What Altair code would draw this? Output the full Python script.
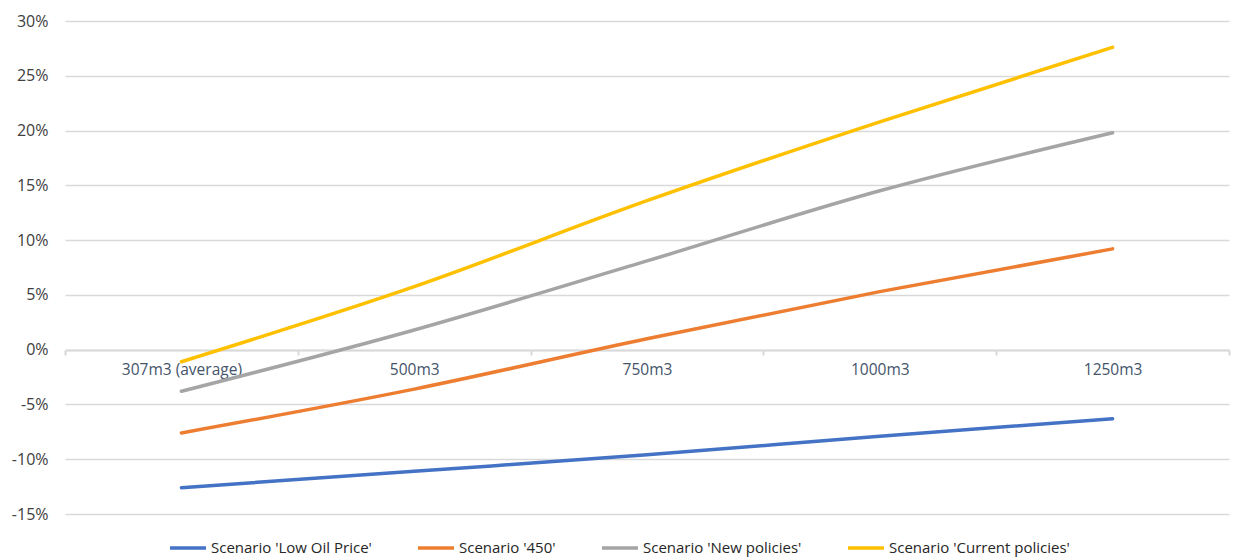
import altair as alt
import pandas as pd

# Storage sizes on the x axis
categories = ["307m3 (average)", "500m3", "750m3", "1000m3", "1250m3"]

# Scenario names, in legend order
scenarios = [
    "Scenario 'Low Oil Price'",
    "Scenario '450'",
    "Scenario 'New policies'",
    "Scenario 'Current policies'",
]
colors = ["#4472C4", "#ED7D31", "#A5A5A5", "#FFC000"]

# Change in percent for each scenario across the storage sizes
low_oil_price = [-12.6, -11.1, -9.6, -7.9, -6.3]
scenario_450 = [-7.6, -3.6, 1.0, 5.3, 9.2]
new_policies = [-3.8, 1.8, 8.1, 14.5, 19.8]
current_policies = [-1.1, 5.75, 13.6, 20.8, 27.6]

series = [low_oil_price, scenario_450, new_policies, current_policies]

rows = []
for name, vals in zip(scenarios, series):
    for cat, v in zip(categories, vals):
        rows.append({"scenario": name, "size": cat, "value": v})
df = pd.DataFrame(rows)

y_ticks = [-15, -10, -5, 0, 5, 10, 15, 20, 25, 30]
font = "Open Sans"

chart = (
    alt.Chart(df)
    .mark_line(strokeWidth=3.5, interpolate="monotone", strokeCap="round")
    .encode(
        x=alt.X(
            "size:N",
            sort=categories,
            title=None,
            scale=alt.Scale(paddingInner=0, paddingOuter=0),
            axis=alt.Axis(
                orient="bottom",
                offset=-164,
                labelAngle=0,
                labelColor="#44546A",
                labelFontSize=15.5,
                labelFont=font,
                labelPadding=7,
                tickBand="extent",
                tickColor="#D9D9D9",
                tickWidth=2,
                tickSize=5,
                domainColor="#D9D9D9",
                domainWidth=2,
                grid=False,
            ),
        ),
        y=alt.Y(
            "value:Q",
            title=None,
            scale=alt.Scale(domain=[-15, 30], nice=False, zero=False),
            axis=alt.Axis(
                values=y_ticks,
                labelExpr="datum.value + '%'",
                labelColor="#404040",
                labelFontSize=16,
                labelFont=font,
                labelPadding=17,
                domain=False,
                ticks=False,
                grid=True,
                gridColor="#D9D9D9",
                gridWidth=1.5,
            ),
        ),
        color=alt.Color(
            "scenario:N",
            sort=scenarios,
            scale=alt.Scale(domain=scenarios, range=colors),
            legend=alt.Legend(
                orient="none",
                legendX=103,
                legendY=507,
                padding=0,
                direction="horizontal",
                title=None,
                symbolType="stroke",
                symbolSize=1300,
                symbolStrokeWidth=3.5,
                labelFontSize=15,
                labelFont=font,
                labelColor="#262626",
                labelOffset=3,
                labelLimit=300,
                columnPadding=38,
            ),
        ),
        detail="scenario:N",
    )
    .properties(
        width=1164,
        height=493,
        padding={"left": 65, "top": 21, "right": 5, "bottom": 45},
        autosize=alt.AutoSizeParams(type="none"),
    )
    .configure(background="white")
    .configure_view(stroke=None)
)

chart.save("out.html", embed_options={"renderer": "svg", "actions": False})
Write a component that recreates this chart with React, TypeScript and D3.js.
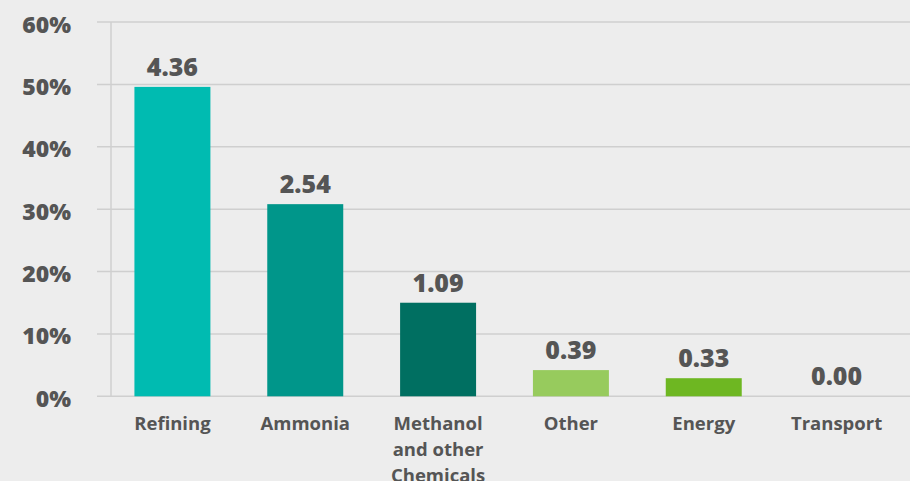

What you should do —
Reproduce all of the data exactly, omitting each picture it holds.

Task solution —
What Altair code would draw this? Output the full Python script.
import altair as alt
import pandas as pd

# Storage sizes on the x axis
categories = ["307m3 (average)", "500m3", "750m3", "1000m3", "1250m3"]

# Scenario names, in legend order
scenarios = [
    "Scenario 'Low Oil Price'",
    "Scenario '450'",
    "Scenario 'New policies'",
    "Scenario 'Current policies'",
]
colors = ["#4472C4", "#ED7D31", "#A5A5A5", "#FFC000"]

# Change in percent for each scenario across the storage sizes
low_oil_price = [-12.6, -11.1, -9.6, -7.9, -6.3]
scenario_450 = [-7.6, -3.6, 1.0, 5.3, 9.2]
new_policies = [-3.8, 1.8, 8.1, 14.5, 19.8]
current_policies = [-1.1, 5.75, 13.6, 20.8, 27.6]

series = [low_oil_price, scenario_450, new_policies, current_policies]

rows = []
for name, vals in zip(scenarios, series):
    for cat, v in zip(categories, vals):
        rows.append({"scenario": name, "size": cat, "value": v})
df = pd.DataFrame(rows)

y_ticks = [-15, -10, -5, 0, 5, 10, 15, 20, 25, 30]
font = "Open Sans"

chart = (
    alt.Chart(df)
    .mark_line(strokeWidth=3.5, interpolate="monotone", strokeCap="round")
    .encode(
        x=alt.X(
            "size:N",
            sort=categories,
            title=None,
            scale=alt.Scale(paddingInner=0, paddingOuter=0),
            axis=alt.Axis(
                orient="bottom",
                offset=-164,
                labelAngle=0,
                labelColor="#44546A",
                labelFontSize=15.5,
                labelFont=font,
                labelPadding=7,
                tickBand="extent",
                tickColor="#D9D9D9",
                tickWidth=2,
                tickSize=5,
                domainColor="#D9D9D9",
                domainWidth=2,
                grid=False,
            ),
        ),
        y=alt.Y(
            "value:Q",
            title=None,
            scale=alt.Scale(domain=[-15, 30], nice=False, zero=False),
            axis=alt.Axis(
                values=y_ticks,
                labelExpr="datum.value + '%'",
                labelColor="#404040",
                labelFontSize=16,
                labelFont=font,
                labelPadding=17,
                domain=False,
                ticks=False,
                grid=True,
                gridColor="#D9D9D9",
                gridWidth=1.5,
            ),
        ),
        color=alt.Color(
            "scenario:N",
            sort=scenarios,
            scale=alt.Scale(domain=scenarios, range=colors),
            legend=alt.Legend(
                orient="none",
                legendX=103,
                legendY=507,
                padding=0,
                direction="horizontal",
                title=None,
                symbolType="stroke",
                symbolSize=1300,
                symbolStrokeWidth=3.5,
                labelFontSize=15,
                labelFont=font,
                labelColor="#262626",
                labelOffset=3,
                labelLimit=300,
                columnPadding=38,
            ),
        ),
        detail="scenario:N",
    )
    .properties(
        width=1164,
        height=493,
        padding={"left": 65, "top": 21, "right": 5, "bottom": 45},
        autosize=alt.AutoSizeParams(type="none"),
    )
    .configure(background="white")
    .configure_view(stroke=None)
)

chart.save("out.html", embed_options={"renderer": "svg", "actions": False})
Write a component that recreates this chart with React, TypeScript and D3.js.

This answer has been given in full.